=== What to do ===
Below this line are records; write out exactly the lines from the one containing "Emit a web page" through the one containing "const legendItems = ['Dark', 'Light']", with the pictures left out.

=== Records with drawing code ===
○ ○ ○ ○
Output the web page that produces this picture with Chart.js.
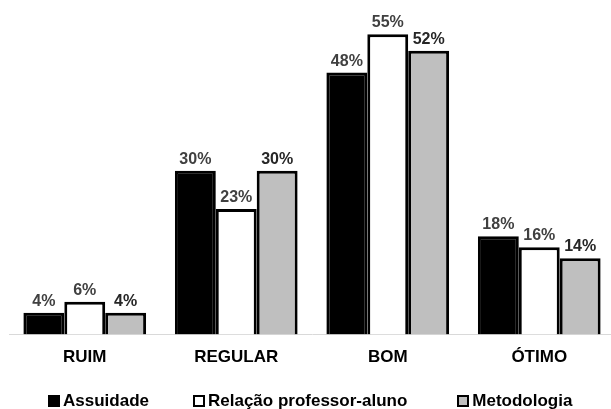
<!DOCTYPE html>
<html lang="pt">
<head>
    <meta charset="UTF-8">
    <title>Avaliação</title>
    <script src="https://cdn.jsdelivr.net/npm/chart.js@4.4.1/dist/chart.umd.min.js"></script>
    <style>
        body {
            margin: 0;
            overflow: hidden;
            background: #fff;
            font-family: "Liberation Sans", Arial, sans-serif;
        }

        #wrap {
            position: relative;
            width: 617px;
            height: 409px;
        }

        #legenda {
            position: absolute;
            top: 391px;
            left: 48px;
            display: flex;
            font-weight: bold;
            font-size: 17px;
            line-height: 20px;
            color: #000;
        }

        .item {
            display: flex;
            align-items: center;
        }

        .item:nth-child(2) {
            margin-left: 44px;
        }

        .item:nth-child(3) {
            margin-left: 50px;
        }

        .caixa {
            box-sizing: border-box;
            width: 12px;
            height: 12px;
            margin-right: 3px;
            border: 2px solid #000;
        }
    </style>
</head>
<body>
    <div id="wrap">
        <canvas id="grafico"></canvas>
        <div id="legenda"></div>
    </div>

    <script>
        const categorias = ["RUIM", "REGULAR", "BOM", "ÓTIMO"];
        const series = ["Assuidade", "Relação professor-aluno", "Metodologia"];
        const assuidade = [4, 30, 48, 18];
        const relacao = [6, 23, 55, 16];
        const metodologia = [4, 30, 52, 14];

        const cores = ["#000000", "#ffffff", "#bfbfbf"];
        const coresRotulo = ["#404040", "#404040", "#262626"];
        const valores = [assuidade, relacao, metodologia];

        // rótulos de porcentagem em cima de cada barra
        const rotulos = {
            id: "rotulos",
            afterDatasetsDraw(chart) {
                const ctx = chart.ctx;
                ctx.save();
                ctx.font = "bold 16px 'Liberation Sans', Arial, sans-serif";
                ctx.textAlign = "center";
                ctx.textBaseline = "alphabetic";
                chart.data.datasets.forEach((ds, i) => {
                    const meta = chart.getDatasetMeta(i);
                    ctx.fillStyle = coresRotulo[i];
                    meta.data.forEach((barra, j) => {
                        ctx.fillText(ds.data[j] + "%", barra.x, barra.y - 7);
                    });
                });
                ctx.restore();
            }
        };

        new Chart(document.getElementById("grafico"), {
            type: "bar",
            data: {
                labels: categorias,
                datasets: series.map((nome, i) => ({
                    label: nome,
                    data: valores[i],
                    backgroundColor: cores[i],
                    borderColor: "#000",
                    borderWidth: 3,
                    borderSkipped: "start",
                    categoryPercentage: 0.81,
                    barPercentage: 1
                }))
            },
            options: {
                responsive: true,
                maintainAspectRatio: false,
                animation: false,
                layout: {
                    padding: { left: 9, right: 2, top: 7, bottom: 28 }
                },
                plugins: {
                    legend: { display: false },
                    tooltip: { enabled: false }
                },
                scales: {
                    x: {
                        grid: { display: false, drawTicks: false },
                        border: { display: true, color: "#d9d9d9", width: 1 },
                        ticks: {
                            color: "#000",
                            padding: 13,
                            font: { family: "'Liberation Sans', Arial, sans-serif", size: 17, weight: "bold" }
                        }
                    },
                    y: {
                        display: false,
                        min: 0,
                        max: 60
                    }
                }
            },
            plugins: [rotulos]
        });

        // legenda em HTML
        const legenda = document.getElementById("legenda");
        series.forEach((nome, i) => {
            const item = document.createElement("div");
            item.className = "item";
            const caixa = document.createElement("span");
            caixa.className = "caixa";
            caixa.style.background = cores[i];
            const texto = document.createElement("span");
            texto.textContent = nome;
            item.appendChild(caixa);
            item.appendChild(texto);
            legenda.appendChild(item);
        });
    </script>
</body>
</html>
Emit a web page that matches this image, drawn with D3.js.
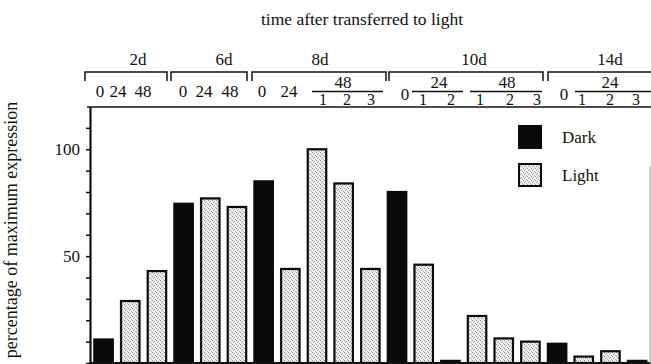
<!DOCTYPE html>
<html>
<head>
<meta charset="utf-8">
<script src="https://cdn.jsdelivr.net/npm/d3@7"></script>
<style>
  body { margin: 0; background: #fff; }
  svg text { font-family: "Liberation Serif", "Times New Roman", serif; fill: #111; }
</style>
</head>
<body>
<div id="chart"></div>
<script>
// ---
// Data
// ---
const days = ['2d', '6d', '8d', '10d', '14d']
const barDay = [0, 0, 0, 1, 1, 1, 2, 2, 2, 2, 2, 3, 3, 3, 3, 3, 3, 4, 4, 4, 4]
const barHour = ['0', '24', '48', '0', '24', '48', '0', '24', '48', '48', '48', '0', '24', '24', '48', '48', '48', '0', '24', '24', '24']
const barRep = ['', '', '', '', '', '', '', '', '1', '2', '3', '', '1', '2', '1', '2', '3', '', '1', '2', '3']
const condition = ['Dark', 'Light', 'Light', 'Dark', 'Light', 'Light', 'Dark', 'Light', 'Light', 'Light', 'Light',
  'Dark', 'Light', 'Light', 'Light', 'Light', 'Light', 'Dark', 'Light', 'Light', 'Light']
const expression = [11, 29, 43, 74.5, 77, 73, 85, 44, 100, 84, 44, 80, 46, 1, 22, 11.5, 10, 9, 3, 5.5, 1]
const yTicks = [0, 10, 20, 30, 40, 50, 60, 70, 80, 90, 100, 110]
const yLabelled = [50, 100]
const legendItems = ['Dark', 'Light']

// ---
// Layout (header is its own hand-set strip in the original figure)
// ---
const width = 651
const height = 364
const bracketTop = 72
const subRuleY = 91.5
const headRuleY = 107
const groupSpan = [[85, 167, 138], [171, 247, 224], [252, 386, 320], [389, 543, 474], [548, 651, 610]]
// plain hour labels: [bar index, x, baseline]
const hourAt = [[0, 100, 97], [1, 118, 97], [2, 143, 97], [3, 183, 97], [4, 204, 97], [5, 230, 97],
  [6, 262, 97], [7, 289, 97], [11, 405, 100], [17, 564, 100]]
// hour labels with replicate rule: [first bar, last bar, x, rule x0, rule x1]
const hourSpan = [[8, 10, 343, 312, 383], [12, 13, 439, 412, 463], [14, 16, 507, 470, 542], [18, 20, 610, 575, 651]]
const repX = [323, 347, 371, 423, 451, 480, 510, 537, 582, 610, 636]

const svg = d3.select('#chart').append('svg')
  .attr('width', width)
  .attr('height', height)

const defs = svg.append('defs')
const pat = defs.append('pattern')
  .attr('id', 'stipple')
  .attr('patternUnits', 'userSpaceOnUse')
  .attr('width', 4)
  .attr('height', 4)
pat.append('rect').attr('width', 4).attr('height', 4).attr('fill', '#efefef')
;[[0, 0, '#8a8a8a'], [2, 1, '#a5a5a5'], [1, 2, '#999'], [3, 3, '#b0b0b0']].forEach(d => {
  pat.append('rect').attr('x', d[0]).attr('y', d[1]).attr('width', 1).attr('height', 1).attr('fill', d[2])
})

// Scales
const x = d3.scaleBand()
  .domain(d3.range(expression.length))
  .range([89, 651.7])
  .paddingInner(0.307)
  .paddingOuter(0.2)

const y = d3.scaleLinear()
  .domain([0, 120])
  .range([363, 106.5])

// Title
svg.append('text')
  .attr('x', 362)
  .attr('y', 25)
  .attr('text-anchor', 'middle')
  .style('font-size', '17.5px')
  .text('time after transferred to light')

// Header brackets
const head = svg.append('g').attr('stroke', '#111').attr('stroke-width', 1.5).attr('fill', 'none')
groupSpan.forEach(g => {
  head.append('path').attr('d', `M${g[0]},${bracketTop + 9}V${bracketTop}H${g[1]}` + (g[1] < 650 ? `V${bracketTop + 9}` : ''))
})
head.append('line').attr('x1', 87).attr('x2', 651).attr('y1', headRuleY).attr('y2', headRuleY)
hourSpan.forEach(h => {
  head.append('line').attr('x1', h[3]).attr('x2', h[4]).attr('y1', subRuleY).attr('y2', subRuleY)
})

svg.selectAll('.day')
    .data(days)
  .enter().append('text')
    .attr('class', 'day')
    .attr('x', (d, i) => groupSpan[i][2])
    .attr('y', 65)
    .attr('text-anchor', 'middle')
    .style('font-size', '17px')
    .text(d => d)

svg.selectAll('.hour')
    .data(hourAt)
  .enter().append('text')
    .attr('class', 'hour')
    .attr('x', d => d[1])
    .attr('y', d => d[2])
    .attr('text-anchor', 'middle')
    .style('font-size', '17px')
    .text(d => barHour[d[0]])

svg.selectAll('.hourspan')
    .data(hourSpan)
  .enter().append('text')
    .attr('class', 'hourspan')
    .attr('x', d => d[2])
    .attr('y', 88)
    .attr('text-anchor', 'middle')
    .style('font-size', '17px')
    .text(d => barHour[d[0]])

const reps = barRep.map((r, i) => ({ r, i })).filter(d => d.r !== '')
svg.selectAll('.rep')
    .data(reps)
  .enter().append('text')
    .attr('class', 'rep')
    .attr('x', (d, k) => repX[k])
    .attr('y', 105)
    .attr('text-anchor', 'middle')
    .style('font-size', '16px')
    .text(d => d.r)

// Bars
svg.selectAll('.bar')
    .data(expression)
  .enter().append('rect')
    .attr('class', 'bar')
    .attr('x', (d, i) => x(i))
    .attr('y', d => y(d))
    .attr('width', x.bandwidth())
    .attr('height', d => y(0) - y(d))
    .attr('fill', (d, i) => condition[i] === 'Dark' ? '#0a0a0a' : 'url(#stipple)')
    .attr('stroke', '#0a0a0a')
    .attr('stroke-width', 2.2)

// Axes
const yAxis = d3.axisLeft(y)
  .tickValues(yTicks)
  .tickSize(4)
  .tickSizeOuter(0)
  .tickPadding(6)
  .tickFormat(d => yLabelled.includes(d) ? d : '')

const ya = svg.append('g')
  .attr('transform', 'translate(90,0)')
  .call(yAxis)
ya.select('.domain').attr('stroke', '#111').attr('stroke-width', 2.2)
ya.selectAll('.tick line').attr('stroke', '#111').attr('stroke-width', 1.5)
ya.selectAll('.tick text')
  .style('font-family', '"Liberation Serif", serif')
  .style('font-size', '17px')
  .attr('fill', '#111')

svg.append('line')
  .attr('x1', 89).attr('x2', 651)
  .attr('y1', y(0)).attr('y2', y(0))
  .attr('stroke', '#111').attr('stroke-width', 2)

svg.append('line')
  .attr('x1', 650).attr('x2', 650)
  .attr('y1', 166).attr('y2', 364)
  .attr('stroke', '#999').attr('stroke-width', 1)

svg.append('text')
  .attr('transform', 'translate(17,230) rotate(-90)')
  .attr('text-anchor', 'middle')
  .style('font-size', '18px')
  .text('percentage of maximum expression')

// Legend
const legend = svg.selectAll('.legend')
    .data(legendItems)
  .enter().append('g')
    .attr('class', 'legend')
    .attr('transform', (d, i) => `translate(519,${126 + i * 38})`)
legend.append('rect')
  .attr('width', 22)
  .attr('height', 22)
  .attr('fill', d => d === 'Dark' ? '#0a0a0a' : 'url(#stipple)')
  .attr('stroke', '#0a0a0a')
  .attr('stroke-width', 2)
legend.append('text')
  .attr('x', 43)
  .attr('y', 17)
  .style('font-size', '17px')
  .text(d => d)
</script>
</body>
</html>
○ ○ ○ ○
=== Solution to the problem ===
Emit a web page that matches this image, drawn with D3.js.
<!DOCTYPE html>
<html>
<head>
<meta charset="utf-8">
<script src="https://cdn.jsdelivr.net/npm/d3@7"></script>
<style>
  body { margin: 0; background: #fff; }
  svg text { font-family: "Liberation Serif", "Times New Roman", serif; fill: #111; }
</style>
</head>
<body>
<div id="chart"></div>
<script>
// ---
// Data
// ---
const days = ['2d', '6d', '8d', '10d', '14d']
const barDay = [0, 0, 0, 1, 1, 1, 2, 2, 2, 2, 2, 3, 3, 3, 3, 3, 3, 4, 4, 4, 4]
const barHour = ['0', '24', '48', '0', '24', '48', '0', '24', '48', '48', '48', '0', '24', '24', '48', '48', '48', '0', '24', '24', '24']
const barRep = ['', '', '', '', '', '', '', '', '1', '2', '3', '', '1', '2', '1', '2', '3', '', '1', '2', '3']
const condition = ['Dark', 'Light', 'Light', 'Dark', 'Light', 'Light', 'Dark', 'Light', 'Light', 'Light', 'Light',
  'Dark', 'Light', 'Light', 'Light', 'Light', 'Light', 'Dark', 'Light', 'Light', 'Light']
const expression = [11, 29, 43, 74.5, 77, 73, 85, 44, 100, 84, 44, 80, 46, 1, 22, 11.5, 10, 9, 3, 5.5, 1]
const yTicks = [0, 10, 20, 30, 40, 50, 60, 70, 80, 90, 100, 110]
const yLabelled = [50, 100]
const legendItems = ['Dark', 'Light']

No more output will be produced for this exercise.